### GIVEN PROBLEM
Set down, exactly as written, the lines from the top of the data to the line that holds "-0.41, -0.42, -0.36, -0.265, -0.5, -0.34, -0.25, -0.2128];", and omit the pictures.

### INFORMATION SHOWN
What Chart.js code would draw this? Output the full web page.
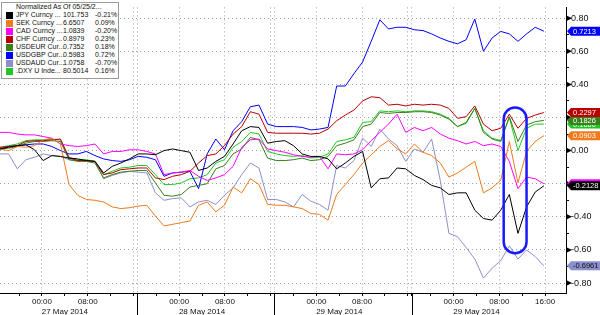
<!DOCTYPE html>
<html>
<head>
<meta charset="utf-8">
<script src="https://cdn.jsdelivr.net/npm/chart.js@4.4.1/dist/chart.umd.min.js"></script>
<style>
  html, body { margin: 0; padding: 0; background: #fff; }
  #wrap { position: relative; width: 600px; height: 315px; }
  #legend {
    position: absolute; left: 1px; top: 2px; width: 116px; height: 75px;
    background: #fff; border: 1px solid #9a9a9a;
    font: 7px "Liberation Sans", Arial, sans-serif; color: #111;
  }
  #legend .row { position: absolute; left: 0; height: 8px; line-height: 8px; white-space: nowrap; }
  #legend .sw { position: absolute; left: 4px; top: 1px; width: 7px; height: 7px; }
  #legend .nm { position: absolute; left: 14px; }
  #legend .val { position: absolute; left: 61px; }
  #legend .chg { position: absolute; left: 93px; }
</style>
</head>
<body>
<div id="wrap">
  <canvas id="chart" width="600" height="315"></canvas>
  <div id="legend"></div>
</div>
<script>
// sample times (hours from left edge of the chart)
const times = [0, 1.51, 3.02, 4.53, 6.04, 7.55, 9.06, 10.57, 12.08, 13.59, 15.1, 16.61, 18.12, 19.63, 21.14, 22.65,
  24.16, 25.67, 27.18, 28.69, 30.2, 31.71, 33.22, 34.73, 36.24, 37.75, 39.26, 40.77, 42.28, 43.79, 45.3, 46.81,
  48.32, 49.83, 51.34, 52.85, 54.36, 55.87, 57.38, 58.89, 60.4, 61.91, 63.42, 64.93, 66.44, 67.95, 69.46, 70.97,
  72.48, 73.99, 75.5, 77.01, 78.52, 80.03, 81.54, 83.05, 84.56, 86.07, 87.58, 89.09, 90.6, 92.11, 93.62, 95.13];

const jpy = [0.01, 0.02, 0.03, 0.035, 0.005, -0.06, -0.03, -0.035,
  -0.045, -0.05, -0.06, -0.065, -0.135, -0.095, -0.075, -0.05,
  -0.02, -0.02, -0.025, 0.0, 0.01, 0.0, -0.01, -0.12,
  -0.105, -0.065, -0.035, 0.04, 0.12, 0.145, 0.14, 0.045,
  0.055, 0.06, 0.03, -0.02, -0.035, -0.035, -0.05, -0.11,
  -0.075, -0.035, -0.005, -0.225, -0.17, -0.165, -0.105, -0.11,
  -0.15, -0.175, -0.21, -0.225, -0.265, -0.255, -0.255, -0.36,
  -0.41, -0.42, -0.36, -0.265, -0.5, -0.34, -0.25, -0.2128];

const sek = [0.01, 0.0, 0.025, 0.02, 0.03, 0.065, 0.075, 0.04,
  -0.205, -0.27, -0.295, -0.3, -0.31, -0.34, -0.35, -0.345,
  -0.335, -0.33, -0.395, -0.455, -0.445, -0.435, -0.425, -0.33,
  -0.31, -0.37, -0.33, -0.22, -0.255, -0.17, -0.205, -0.325,
  -0.33, -0.33, -0.34, -0.35, -0.38, -0.385, -0.42, -0.265,
  -0.205, -0.145, -0.075, -0.025, 0.025, 0.06, 0.01, -0.02,
  0.04, -0.01, -0.03, -0.075, -0.16, -0.135, -0.1, -0.065,
  -0.255, -0.225, -0.18, 0.055, -0.195, -0.005, 0.055, 0.0903];

const cad = [0.11, 0.11, 0.1, 0.095, 0.095, 0.085, 0.075, 0.04,
  0.03, 0.025, 0.03, 0.04, -0.02, -0.005, -0.005, 0.005,
  0.005, -0.005, -0.02, -0.145, -0.135, -0.13, -0.12, -0.155,
  -0.18, -0.165, -0.145, -0.095, 0.02, 0.065, 0.07, 0.01,
  0.0, -0.01, -0.025, -0.035, -0.04, -0.035, -0.11, -0.02,
  -0.025, -0.02, 0.005, 0.06, 0.11, 0.16, 0.22, 0.11,
  0.14, 0.12, 0.14, 0.1, 0.075, 0.06, 0.04, 0.055,
  0.03, 0.04, 0.025, -0.065, -0.23, -0.16, -0.17, -0.2];

const chf = [0.02, 0.025, 0.03, 0.055, 0.06, 0.06, 0.065, 0.07,
  -0.045, -0.06, -0.06, -0.065, -0.145, -0.135, -0.115, -0.11,
  -0.105, -0.105, -0.165, -0.175, -0.155, -0.145, -0.125, -0.075,
  -0.03, -0.02, 0.03, 0.1, 0.145, 0.235, 0.22, 0.11,
  0.105, 0.105, 0.105, 0.105, 0.1, 0.105, 0.13, 0.18,
  0.215, 0.245, 0.3, 0.325, 0.32, 0.275, 0.28, 0.27,
  0.28, 0.275, 0.28, 0.275, 0.255, 0.195, 0.205, 0.27,
  0.16, 0.12, 0.135, 0.22, 0.135, 0.195, 0.215, 0.2297];

const usdeur = [0.01, 0.015, 0.025, 0.045, 0.055, 0.055, 0.06, 0.055,
  -0.055, -0.065, -0.065, -0.075, -0.165, -0.145, -0.13, -0.125,
  -0.12, -0.12, -0.195, -0.27, -0.275, -0.265, -0.22, -0.21,
  -0.2, -0.11, -0.09, -0.02, 0.01, 0.08, 0.065, -0.045,
  -0.06, -0.06, -0.055, -0.045, -0.06, -0.055, -0.035, 0.03,
  0.045, 0.065, 0.145, 0.16, 0.23, 0.225, 0.23, 0.23,
  0.235, 0.235, 0.23, 0.215, 0.19, 0.145, 0.17, 0.255,
  0.11, 0.07, 0.055, 0.205, 0.055, 0.155, 0.175, 0.1826];

const usdgbp = [0.01, 0.025, 0.03, 0.035, 0.04, 0.04, 0.025, 0.0,
  -0.02, -0.02, -0.005, -0.03, -0.05, -0.06, -0.065, -0.055,
  -0.035, -0.04, -0.055, -0.155, -0.135, -0.13, -0.125, -0.23,
  -0.02, 0.07, 0.005, 0.12, 0.175, 0.265, 0.275, 0.16,
  0.145, 0.145, 0.145, 0.14, 0.125, 0.13, 0.14, 0.39,
  0.39, 0.465, 0.535, 0.66, 0.79, 0.735, 0.745, 0.745,
  0.73, 0.725, 0.705, 0.68, 0.66, 0.645, 0.67, 0.795,
  0.6, 0.68, 0.72, 0.705, 0.66, 0.705, 0.745, 0.7213];

const usdaud = [-0.02, -0.02, -0.11, -0.055, -0.04, -0.02, -0.03, -0.035,
  -0.055, -0.06, -0.06, -0.065, -0.17, -0.15, -0.135, -0.125,
  -0.13, -0.135, -0.255, -0.3, -0.29, -0.285, -0.34, -0.31,
  -0.3, -0.325, -0.27, -0.225, -0.145, -0.075, -0.105, -0.295,
  -0.295, -0.31, -0.34, -0.265, -0.305, -0.325, -0.36, -0.09,
  -0.105, -0.06, 0.075, 0.025, 0.13, 0.07, 0.03, -0.065,
  0.01, -0.01, 0.07, -0.18, -0.5, -0.52, -0.585, -0.655,
  -0.77, -0.71, -0.665, -0.575, -0.655, -0.6, -0.64, -0.6961];

const dxy = [0.02, 0.03, 0.04, 0.06, 0.065, 0.065, 0.07, 0.065,
  -0.04, -0.055, -0.055, -0.065, -0.145, -0.125, -0.105, -0.1,
  -0.09, -0.09, -0.145, -0.205, -0.205, -0.195, -0.17, -0.165,
  -0.145, -0.075, -0.055, 0.02, 0.055, 0.11, 0.1, -0.005,
  -0.02, -0.03, -0.035, -0.03, -0.045, -0.04, -0.02, 0.055,
  0.065, 0.08, 0.17, 0.175, 0.24, 0.235, 0.24, 0.235,
  0.24, 0.24, 0.235, 0.22, 0.195, 0.145, 0.165, 0.255,
  0.12, 0.075, 0.06, 0.2, 0.0, 0.135, 0.16, 0.16];

// 凡例
const legendTitle = 'Normalized As Of 05/25/2...';
const seriesNames = ['JPY Curncy ...', 'SEK Curncy ...', 'CAD Curncy ...', 'CHF Curncy ...',
  'USDEUR Cur...', 'USDGBP Cur...', 'USDAUD Cur...', '.DXY U Inde...'];
const legendPrices = ['101.753', '6.6507', '1.0839', '0.8979', '0.7352', '0.5983', '1.0758', '80.5014'];
const legendChanges = ['-0.21%', '0.09%', '-0.20%', '0.23%', '0.18%', '0.72%', '-0.70%', '0.16%'];
const seriesColors = ['#000000', '#f07a1c', '#ff00ff', '#b80000', '#38801c', '#0000ff', '#8b8fcc', '#22c622'];
const tagTextColors = ['#fff', '#fff', '#000', '#fff', '#fff', '#fff', '#111', '#fff'];
const seriesValues = [jpy, sek, cad, chf, usdeur, usdgbp, usdaud, dxy];
const tagOrder = [6, 2, 0, 1, 7, 4, 3, 5];

// x軸
const dayLabels = ['27 May 2014', '28 May 2014', '29 May 2014', '29 May 2014'];
const firstMidnight = 7.34;
const dayBreaks = [24, 48, 72];
const xMax = 99;

// 注目の枠
const highlight = { fromHour: 88.1, toHour: 92.1, top: 0.26, bottom: -0.62 };

const xTicks = [];
dayLabels.forEach((day, d) => {
    for (let k = -1; k <= 4; k++) {
        let label = '';
        if (k === 0) label = '00:00';
        if (k === 1) label = ['', day];
        if (k === 2) label = '08:00';
        if (k === 4 && d === dayLabels.length - 1) label = '16:00';
        xTicks.push({ value: firstMidnight + 24 * d + 4 * k, label: label, grid: k % 2 === 0 });
    }
});
dayBreaks.forEach(h => xTicks.push({ value: h, label: '', grid: true, sep: true }));
xTicks.sort((a, b) => a.value - b.value);

const isMajorY = (v) => Math.abs(Math.round(v * 10)) % 2 === 0;
const fmtY = (v) => Math.abs(v) < 1e-9 ? '0.00' : v.toFixed(2);

// legend box
const legendEl = document.getElementById('legend');
legendEl.innerHTML = `<div class="row" style="top:0"><span class="nm">${legendTitle}</span></div>`;
seriesNames.forEach((name, i) => {
    const row = document.createElement('div');
    row.className = 'row';
    row.style.top = (8 + i * 8) + 'px';
    row.innerHTML = `<span class="sw" style="background:${seriesColors[i]}"></span>
        <span class="nm">${name}</span><span class="val">${legendPrices[i]}</span>
        <span class="chg">${legendChanges[i]}</span>`;
    legendEl.appendChild(row);
});

const extrasPlugin = {
    id: 'extras',
    afterDatasetsDraw(chart) {
        const { ctx, scales: { x, y } } = chart;
        const x0 = x.getPixelForValue(highlight.fromHour);
        const x1 = x.getPixelForValue(highlight.toHour);
        const y0 = y.getPixelForValue(highlight.top);
        const y1 = y.getPixelForValue(highlight.bottom);
        ctx.save();
        ctx.strokeStyle = '#1a1aff';
        ctx.lineWidth = 2.5;
        ctx.beginPath();
        ctx.roundRect(x0, y0, x1 - x0, y1 - y0, (x1 - x0) / 2);
        ctx.stroke();
        ctx.restore();
    },
    afterDraw(chart) {
        const { ctx, chartArea, scales: { x, y } } = chart;
        ctx.save();
        // day separators below the axis
        ctx.strokeStyle = '#000';
        ctx.lineWidth = 1;
        dayBreaks.forEach(h => {
            const px = Math.round(x.getPixelForValue(h)) + 0.5;
            ctx.beginPath();
            ctx.moveTo(px, chartArea.bottom);
            ctx.lineTo(px, chart.height);
            ctx.stroke();
        });
        // arrow ticks on the right axis
        ctx.fillStyle = '#000';
        y.ticks.forEach(t => {
            if (!isMajorY(t.value)) return;
            const py = y.getPixelForValue(t.value);
            ctx.beginPath();
            ctx.moveTo(chartArea.right + 1, py - 2.5);
            ctx.lineTo(chartArea.right + 1, py + 2.5);
            ctx.lineTo(chartArea.right + 6, py);
            ctx.closePath();
            ctx.fill();
        });
        // last value tags
        ctx.font = '7.5px "Liberation Sans", Arial, sans-serif';
        ctx.textBaseline = 'middle';
        tagOrder.forEach(i => {
            const vals = seriesValues[i];
            const last = vals[vals.length - 1];
            const py = y.getPixelForValue(last);
            const left = chartArea.right + 1;
            ctx.fillStyle = seriesColors[i];
            ctx.beginPath();
            ctx.moveTo(left, py);
            ctx.lineTo(left + 4, py - 4.5);
            ctx.lineTo(chart.width, py - 4.5);
            ctx.lineTo(chart.width, py + 4.5);
            ctx.lineTo(left + 4, py + 4.5);
            ctx.closePath();
            ctx.fill();
            ctx.fillStyle = tagTextColors[i];
            ctx.fillText(last.toFixed(4), left + 6, py + 0.5);
        });
        ctx.restore();
    }
};

const datasets = seriesValues.map((vals, i) => ({
    label: seriesNames[i],
    data: vals.map((v, j) => ({ x: times[j], y: v })),
    borderColor: seriesColors[i],
    borderWidth: 1,
    pointRadius: 0,
    tension: 0,
    fill: false
}));

new Chart(document.getElementById('chart').getContext('2d'), {
    type: 'line',
    data: { datasets: datasets },
    plugins: [extrasPlugin],
    options: {
        responsive: false,
        animation: false,
        layout: { padding: 0 },
        plugins: { legend: { display: false }, tooltip: { enabled: false } },
        scales: {
            x: {
                type: 'linear',
                min: 0,
                max: xMax,
                afterBuildTicks: (scale) => { scale.ticks = xTicks.map(t => ({ value: t.value })); },
                afterFit: (scale) => { scale.height = 22; },
                ticks: {
                    autoSkip: false,
                    maxRotation: 0,
                    padding: 1,
                    color: '#111',
                    font: { family: '"Liberation Sans", Arial, sans-serif', size: 8, lineHeight: 1.25 },
                    callback: (v, i) => xTicks[i] ? xTicks[i].label : ''
                },
                grid: {
                    color: (c) => (xTicks[c.index] && xTicks[c.index].grid) ? '#a0a0a0' : 'rgba(0,0,0,0)',
                    tickColor: '#000',
                    tickLength: 3,
                    lineWidth: 1
                },
                border: { display: true, color: '#000', width: 1, dash: [1, 3] }
            },
            y: {
                position: 'right',
                min: -0.86,
                max: 0.865,
                afterFit: (scale) => { scale.width = 34; },
                ticks: {
                    stepSize: 0.1,
                    includeBounds: false,
                    padding: 2,
                    color: '#111',
                    font: { family: '"Liberation Sans", Arial, sans-serif', size: 9 },
                    callback: (v) => isMajorY(v) ? fmtY(v) : ''
                },
                grid: {
                    color: (c) => (c.tick && isMajorY(c.tick.value)) ? '#a0a0a0' : 'rgba(0,0,0,0)',
                    tickColor: '#000',
                    tickLength: 3,
                    lineWidth: 1
                },
                border: { display: true, color: '#000', width: 1, dash: [1, 3] }
            }
        }
    }
});
</script>
</body>
</html>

### ANSWER TO THIS PROBLEM
What Chart.js code would draw this? Output the full web page.
<!DOCTYPE html>
<html>
<head>
<meta charset="utf-8">
<script src="https://cdn.jsdelivr.net/npm/chart.js@4.4.1/dist/chart.umd.min.js"></script>
<style>
  html, body { margin: 0; padding: 0; background: #fff; }
  #wrap { position: relative; width: 600px; height: 315px; }
  #legend {
    position: absolute; left: 1px; top: 2px; width: 116px; height: 75px;
    background: #fff; border: 1px solid #9a9a9a;
    font: 7px "Liberation Sans", Arial, sans-serif; color: #111;
  }
  #legend .row { position: absolute; left: 0; height: 8px; line-height: 8px; white-space: nowrap; }
  #legend .sw { position: absolute; left: 4px; top: 1px; width: 7px; height: 7px; }
  #legend .nm { position: absolute; left: 14px; }
  #legend .val { position: absolute; left: 61px; }
  #legend .chg { position: absolute; left: 93px; }
</style>
</head>
<body>
<div id="wrap">
  <canvas id="chart" width="600" height="315"></canvas>
  <div id="legend"></div>
</div>
<script>
// sample times (hours from left edge of the chart)
const times = [0, 1.51, 3.02, 4.53, 6.04, 7.55, 9.06, 10.57, 12.08, 13.59, 15.1, 16.61, 18.12, 19.63, 21.14, 22.65,
  24.16, 25.67, 27.18, 28.69, 30.2, 31.71, 33.22, 34.73, 36.24, 37.75, 39.26, 40.77, 42.28, 43.79, 45.3, 46.81,
  48.32, 49.83, 51.34, 52.85, 54.36, 55.87, 57.38, 58.89, 60.4, 61.91, 63.42, 64.93, 66.44, 67.95, 69.46, 70.97,
  72.48, 73.99, 75.5, 77.01, 78.52, 80.03, 81.54, 83.05, 84.56, 86.07, 87.58, 89.09, 90.6, 92.11, 93.62, 95.13];

const jpy = [0.01, 0.02, 0.03, 0.035, 0.005, -0.06, -0.03, -0.035,
  -0.045, -0.05, -0.06, -0.065, -0.135, -0.095, -0.075, -0.05,
  -0.02, -0.02, -0.025, 0.0, 0.01, 0.0, -0.01, -0.12,
  -0.105, -0.065, -0.035, 0.04, 0.12, 0.145, 0.14, 0.045,
  0.055, 0.06, 0.03, -0.02, -0.035, -0.035, -0.05, -0.11,
  -0.075, -0.035, -0.005, -0.225, -0.17, -0.165, -0.105, -0.11,
  -0.15, -0.175, -0.21, -0.225, -0.265, -0.255, -0.255, -0.36,
  -0.41, -0.42, -0.36, -0.265, -0.5, -0.34, -0.25, -0.2128];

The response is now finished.